About a month later, we went back to Panama and we actually wound up staying there for eight years. I have to say this experience actually made me feel much warmer about Panama and its people. After all, other than that first really crabby guy, people were really pretty nice to us, especially considering it was our military forces which had invaded their country. In fact, the Panamanians in the group, about half of them were Panamanian, had been offered the chance to leave. They refused to leave us and they stayed with us through the whole ordeal. So it was really a pretty powerful statement of what the people of Panama are like.

Now, of course I was a little bit shell-shocked by the whole thing. I spent a year building a dollhouse as therapy for my daughter I think because I couldn't believe I'd almost gotten her killed for the sake of a few data points. And then also I have to say I remain existentially terrified of guns.

But apart from that, I've survived pretty well. I don't often tell this story. It's a little emotional and draining to tell. It's not the sort of thing you say, “Oh, let me tell you the story about being kidnapped in Panama.”

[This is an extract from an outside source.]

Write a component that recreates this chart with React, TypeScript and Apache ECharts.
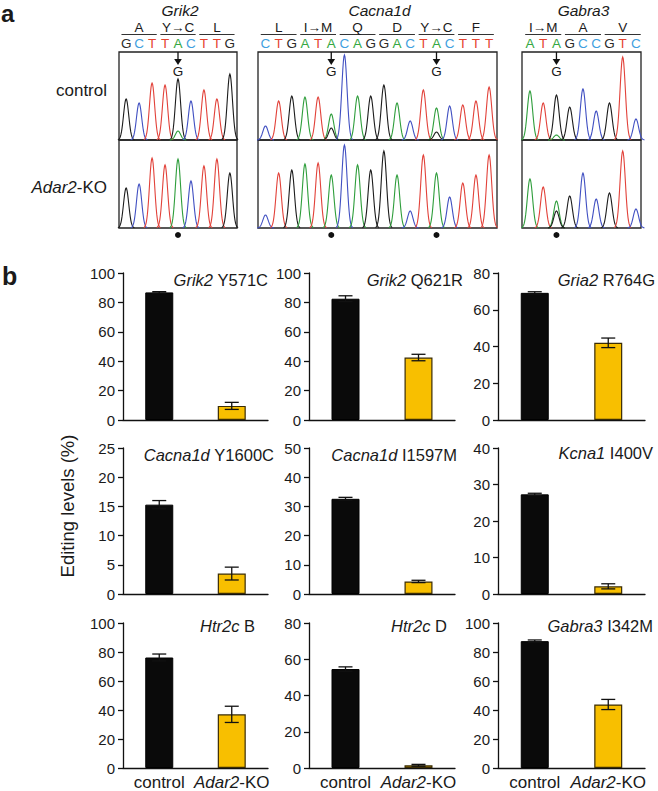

Rebecca sometimes tells it. In fact, once, when we were back in the United States, we got a call from her Spanish teacher saying, “What's this story about your daughter's telling about being taken hostage in Panama? Is she making this all up?”

“Oh, no, no. She's not making that up.”

And of course it made for a great college application essay.

Finally, I'm 69 years old. And when you're as old as I am, things start coming around full circle. Last December, almost exactly 28 years ago to the day of our ordeal, Rebecca got married. And her former nanny and once hostage mate Agapita, now a dear friend, came with her family and joined us in the celebration. I guess the moral of this story is all's well that ends well. Thank you.